■ COLLECTED DATA:
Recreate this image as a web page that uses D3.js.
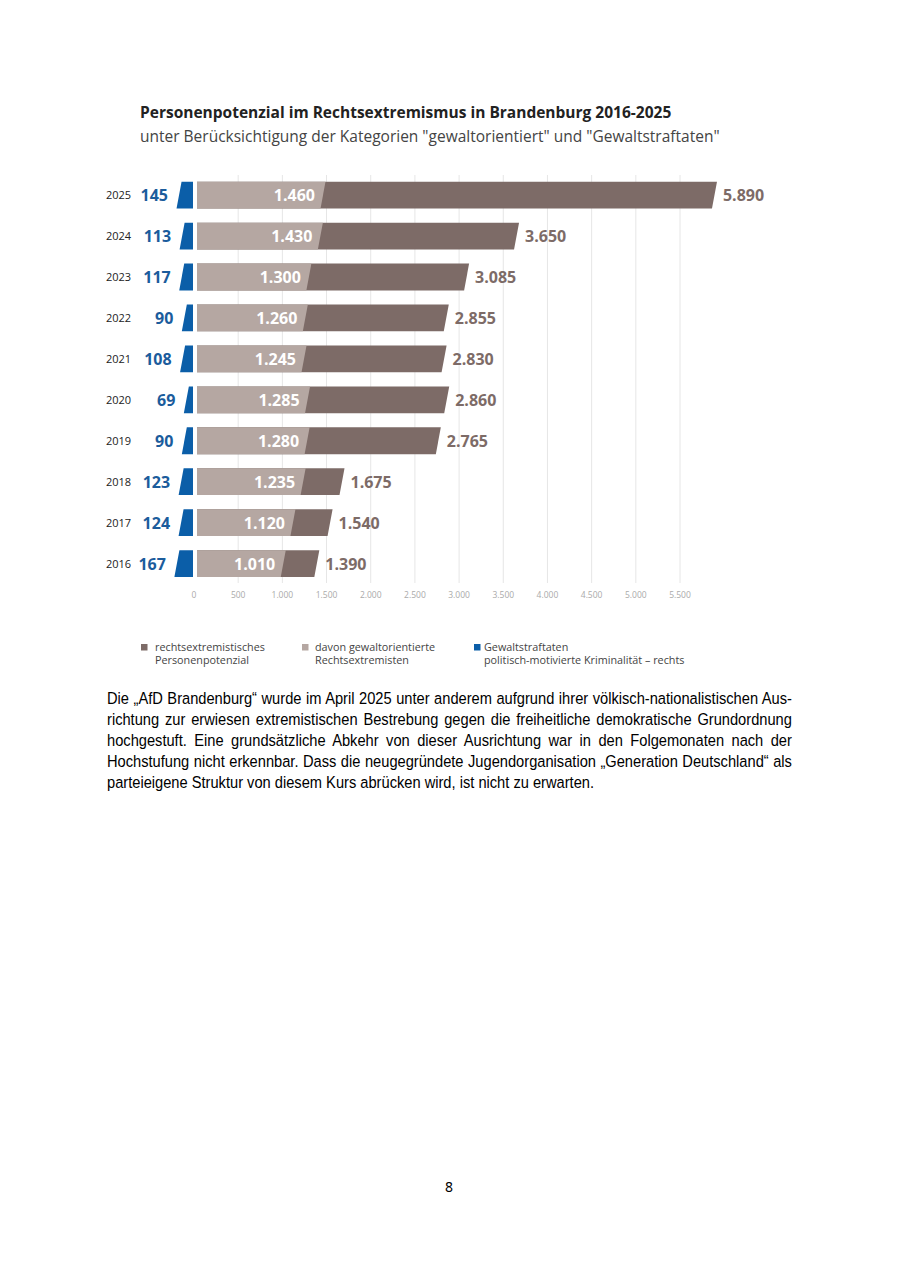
<!DOCTYPE html>
<meta charset="utf-8">
<style>
body { margin: 0; background: #fff; }
#page { position: relative; width: 900px; height: 1272px; }
svg { position: absolute; left: 0; top: 0; }
/* narrow body font is not installed, so squeeze Liberation Sans horizontally */
.body-text {
  position: absolute; left: 107px; top: 688px; width: 761px;
  transform: scaleX(0.9); transform-origin: 0 0;
  font-family: "Liberation Sans Narrow", "Arial Narrow", "Liberation Sans", sans-serif;
  font-size: 16.3px; line-height: 21px; color: #000;
}
.body-text div { text-align: justify; text-align-last: justify; white-space: nowrap; }
.body-text div.last { text-align-last: left; }
</style>
<body>
<div id="page"></div>
<script src="https://d3js.org/d3.v7.min.js"></script>
<script>

// data
var years    = ["2025", "2024", "2023", "2022", "2021", "2020", "2019", "2018", "2017", "2016"];
var total    = [5890, 3650, 3085, 2855, 2830, 2860, 2765, 1675, 1540, 1390];  // rechtsextremistisches Personenpotenzial
var violent  = [1460, 1430, 1300, 1260, 1245, 1285, 1280, 1235, 1120, 1010];  // davon gewaltorientiert
var crimes   = [145, 113, 117, 90, 108, 69, 90, 123, 124, 167];               // Gewaltstraftaten PMK rechts
var tickVals = [0, 500, 1000, 1500, 2000, 2500, 3000, 3500, 4000, 4500, 5000, 5500];

var legendItems = [
  {color: "#7d6b67", lines: ["rechtsextremistisches", "Personenpotenzial"]},
  {color: "#b5a7a2", lines: ["davon gewaltorientierte", "Rechtsextremisten"]},
  {color: "#0b5ea8", lines: ["Gewaltstraftaten", "politisch-motivierte Kriminalität – rechts"]}
];

var bodyLines = [
  "Die „AfD Brandenburg“ wurde im April 2025 unter anderem aufgrund ihrer völkisch-nationalistischen Aus-",
  "richtung zur erwiesen extremistischen Bestrebung gegen die freiheitliche demokratische Grundordnung",
  "hochgestuft. Eine grundsätzliche Abkehr von dieser Ausrichtung war in den Folgemonaten nach der",
  "Hochstufung nicht erkennbar. Dass die neugegründete Jugendorganisation „Generation Deutschland“ als",
  "parteieigene Struktur von diesem Kurs abrücken wird, ist nicht zu erwarten."
];

var cDark = "#7d6b67", cLight = "#b5a7a2", cBlue = "#0b5ea8";
var font = "'Open Sans', sans-serif";

var svg = d3.select("#page").append("svg")
    .attr("width", 900)
    .attr("height", 1272);

// scales
var x = d3.scaleLinear().domain([0, 5500]).range([194, 680]);
var xb = d3.scaleLinear().domain([0, 5500]).range([0, 530]);   // small blue wedges
var y = d3.scaleBand().domain(years).range([176, 176 + 40.67 * 10]).paddingInner(0.345).paddingOuter(0.14);
var bh = y.bandwidth();
var slant = 5;

// title
svg.append("text").attr("x", 140).attr("y", 118)
    .style("font-family", font).style("font-weight", 700).style("font-size", "15.5px").style("fill", "#222")
    .text("Personenpotenzial im Rechtsextremismus in Brandenburg 2016-2025");
svg.append("text").attr("x", 140).attr("y", 142)
    .style("font-family", font).style("font-size", "15.5px").style("fill", "#444")
    .text("unter Berücksichtigung der Kategorien \"gewaltorientiert\" und \"Gewaltstraftaten\"");

// grid lines + tick labels
svg.append("g").selectAll("line").data(tickVals).join("line")
    .attr("x1", d => x(d)).attr("x2", d => x(d))
    .attr("y1", 175).attr("y2", 583)
    .attr("stroke", d => d === 0 ? "none" : "#e6e6e6").attr("stroke-width", 1);
svg.append("g").selectAll("text").data(tickVals).join("text")
    .attr("x", d => x(d)).attr("y", 598)
    .attr("text-anchor", "middle")
    .style("font-family", font).style("font-size", "8.5px").style("fill", "#aaa")
    .text(d => d3.format(",")(d).replace(/,/g, "."));

var fmt = d => d3.format(",")(d).replace(/,/g, ".");
var x0 = x(0) + 3;

function bar(v, yr) {
  var t = y(yr), b = t + bh, r = x(v);
  return [[x0, t], [r + slant / 2, t], [r - slant / 2, b], [x0, b]];
}

var rows = svg.append("g").selectAll("g").data(years).join("g");

// dark bars (total)
rows.append("polygon")
    .attr("points", (d, i) => bar(total[i], d).join(" "))
    .attr("fill", cDark);
// light bars (gewaltorientiert)
rows.append("polygon")
    .attr("points", (d, i) => bar(violent[i], d).join(" "))
    .attr("fill", cLight);
// blue wedges
rows.append("polygon")
    .attr("points", (d, i) => {
      var t = y(d), b = t + bh, rr = x(0) - 1, w = xb(crimes[i]);
      return [[rr - w + slant / 2, t], [rr, t], [rr, b], [rr - w - slant / 2, b]].join(" ");
    })
    .attr("fill", cBlue);

// year labels
rows.append("text")
    .attr("x", 106).attr("y", d => y(d) + bh / 2 + 4)
    .style("font-family", font).style("font-size", "11px").style("fill", "#222")
    .text(d => d);
// blue value labels
rows.append("text")
    .attr("x", (d, i) => x(0) - 1 - xb(crimes[i]) - 11)
    .attr("y", d => y(d) + bh / 2 + 6)
    .attr("text-anchor", "end")
    .style("font-family", font).style("font-weight", 700).style("font-size", "16px").style("fill", "#1b5c9c")
    .text((d, i) => crimes[i]);
// white labels inside light bars
rows.append("text")
    .attr("x", (d, i) => x(violent[i]) - 8)
    .attr("y", d => y(d) + bh / 2 + 6)
    .attr("text-anchor", "end")
    .style("font-family", font).style("font-weight", 700).style("font-size", "16px").style("fill", "#fff")
    .text((d, i) => fmt(violent[i]));
// total labels
rows.append("text")
    .attr("x", (d, i) => x(total[i]) + slant / 2 + 6)
    .attr("y", d => y(d) + bh / 2 + 6)
    .style("font-family", font).style("font-weight", 700).style("font-size", "16px").style("fill", cDark)
    .text((d, i) => fmt(total[i]));

// legend
var legSq = [141, 302, 474], legTx = [155, 315, 484];
var leg = svg.append("g").selectAll("g").data(legendItems).join("g");
leg.append("rect")
    .attr("x", (d, i) => legSq[i]).attr("y", 644)
    .attr("width", 6.5).attr("height", 6.5).attr("fill", d => d.color);
leg.append("text")
    .style("font-family", font).style("font-size", "10.8px").style("fill", "#444")
    .each(function(d, i) {
      d3.select(this).selectAll("tspan").data(d.lines).join("tspan")
        .attr("x", legTx[i]).attr("y", (l, j) => 651 + j * 13)
        .text(l => l);
    });

// body paragraph
d3.select("#page").append("div").attr("class", "body-text")
  .selectAll("div").data(bodyLines).join("div")
    .attr("class", (d, i) => i === bodyLines.length - 1 ? "last" : null)
    .text(d => d);

// page number
svg.append("text").attr("x", 449).attr("y", 1192).attr("text-anchor", "middle")
    .style("font-family", "'Noto Sans', sans-serif").style("font-size", "14px").style("fill", "#000")
    .text("8");

</script>
</body>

■ EXERCISE:
Please quote the lines of the material, beginning with the first and ending with the one that contains "4500, 5000, 5500];", exactly as written and without any pictures.

■ RESULT:
Recreate this image as a web page that uses D3.js.
<!DOCTYPE html>
<meta charset="utf-8">
<style>
body { margin: 0; background: #fff; }
#page { position: relative; width: 900px; height: 1272px; }
svg { position: absolute; left: 0; top: 0; }
/* narrow body font is not installed, so squeeze Liberation Sans horizontally */
.body-text {
  position: absolute; left: 107px; top: 688px; width: 761px;
  transform: scaleX(0.9); transform-origin: 0 0;
  font-family: "Liberation Sans Narrow", "Arial Narrow", "Liberation Sans", sans-serif;
  font-size: 16.3px; line-height: 21px; color: #000;
}
.body-text div { text-align: justify; text-align-last: justify; white-space: nowrap; }
.body-text div.last { text-align-last: left; }
</style>
<body>
<div id="page"></div>
<script src="https://d3js.org/d3.v7.min.js"></script>
<script>

// data
var years    = ["2025", "2024", "2023", "2022", "2021", "2020", "2019", "2018", "2017", "2016"];
var total    = [5890, 3650, 3085, 2855, 2830, 2860, 2765, 1675, 1540, 1390];  // rechtsextremistisches Personenpotenzial
var violent  = [1460, 1430, 1300, 1260, 1245, 1285, 1280, 1235, 1120, 1010];  // davon gewaltorientiert
var crimes   = [145, 113, 117, 90, 108, 69, 90, 123, 124, 167];               // Gewaltstraftaten PMK rechts
var tickVals = [0, 500, 1000, 1500, 2000, 2500, 3000, 3500, 4000, 4500, 5000, 5500];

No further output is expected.